Cartaz do filme Hiroshima, meu amor
Há algumas semanas o crítico de cinema do PÚBLICO Luís Miguel Oliveira defendia, nestas páginas, a necessidade de pensar no modo como acedemos aos filmes. Vinha o comentário a propósito do regresso às salas, em cópia digital, de Vertigo, de Alfred Hitchcock, recordando uma frase do realizador Quentin Tarantino que afirmara, acerca da invasão do digital no cinema, que não tinha sido para isto que se havia inscrito.
O desejo de ver sujeita-se a regras e a princípios que não podem, nem devem, ser adulterados pelo simples desejo de mostrar. Vem isto a propósito da confusão constante que a Leopardo Filmes, distribuidora gerida pelo produtor Paulo Branco, faz entre o desejo de dar a ver e o de mostrar quando recupera, e bem, o aprofundar da relação do espectador com os filmes em cartaz exibindo paralelamente outros que pertencem a uma memória colectiva. É que erra no modo como o faz: insulta essa memória ao exibir filmes em formato DVD.O exemplo recente, ainda em sala, de Hiroshima, meu amor, de Alain Resnais, capitalizando o entusiasmo gerado pela interpretação de Emmanuele Riva em Amor, de Michael Haneke, é prova de como Paulo Branco, que durante anos construiu a imagem de defensor do cinema e da memória que, através dele, construímos sobre o mundo, ignora o que é a relação entre um espectador e um filme. Apesar de a empresa ter revelado que comprou direitos de exibição – e de a distribuidora detentora dos direitos ter confirmado ao PÚBLICO que foram adquiridos direitos de exibição em DVD -, joga-se aqui a aceitação tácita do abaixamento do nível de exigência. Hiroshima, meu amor passou no Nimas, em Lisboa, numa cópia em DVD, com falhas ainda por cima, sem que os espectadores tivessem sido alertados, pagando o preço de bilhete normal (6€) para ver um DVD em ecrã gigante.
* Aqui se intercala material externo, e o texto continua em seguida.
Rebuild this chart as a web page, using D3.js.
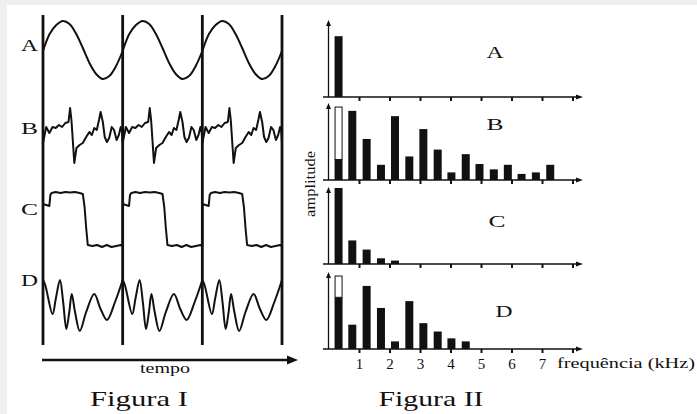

Tratar-se-ia de um pormenor se não fosse inscrito numa lógica mercantil e oportunista que tem como destino previsível a alienação dos espectadores das salas. A opção, que combina aproveitamento mediático com entusiasmo cinéfilo, é justificada por um orçamento reduzido face ao custo de uma cópia (em média 200 euros) e a uma procura que não justificaria o investimento.
Não é a primeira vez que o DVD acontece nas salas de Branco. Aconteceu, por exemplo, nas salas do cinema King, em Lisboa, com o ciclo dedicado ao cineasta japonês Koji Wakamatsu. Não se espera que os distribuidores façam aquilo que ao Estado cumpre – e que a custo a Cinemateca, na sua escassez de meios, procura cumprir, como agora com o ciclo dedicado a Hitchcock, com cópias disponíveis dos seus arquivos. Mas espera-se que os distribuidores, no contributo que dão para uma relação directa entre o desejo de mostrar e o de projectar, sejam atentos aos modos como alimentam a distância entre as salas e os espectadores.
Espera-se mais e melhor de quem ao longo dos anos elevou o nível de exigência dos espectadores. Sob pena de que os que pagaram a sessão, por culpa de uma gestão irresponsável, se afastem de modo inequívoco das salas de cinema. De Paulo Branco e não só.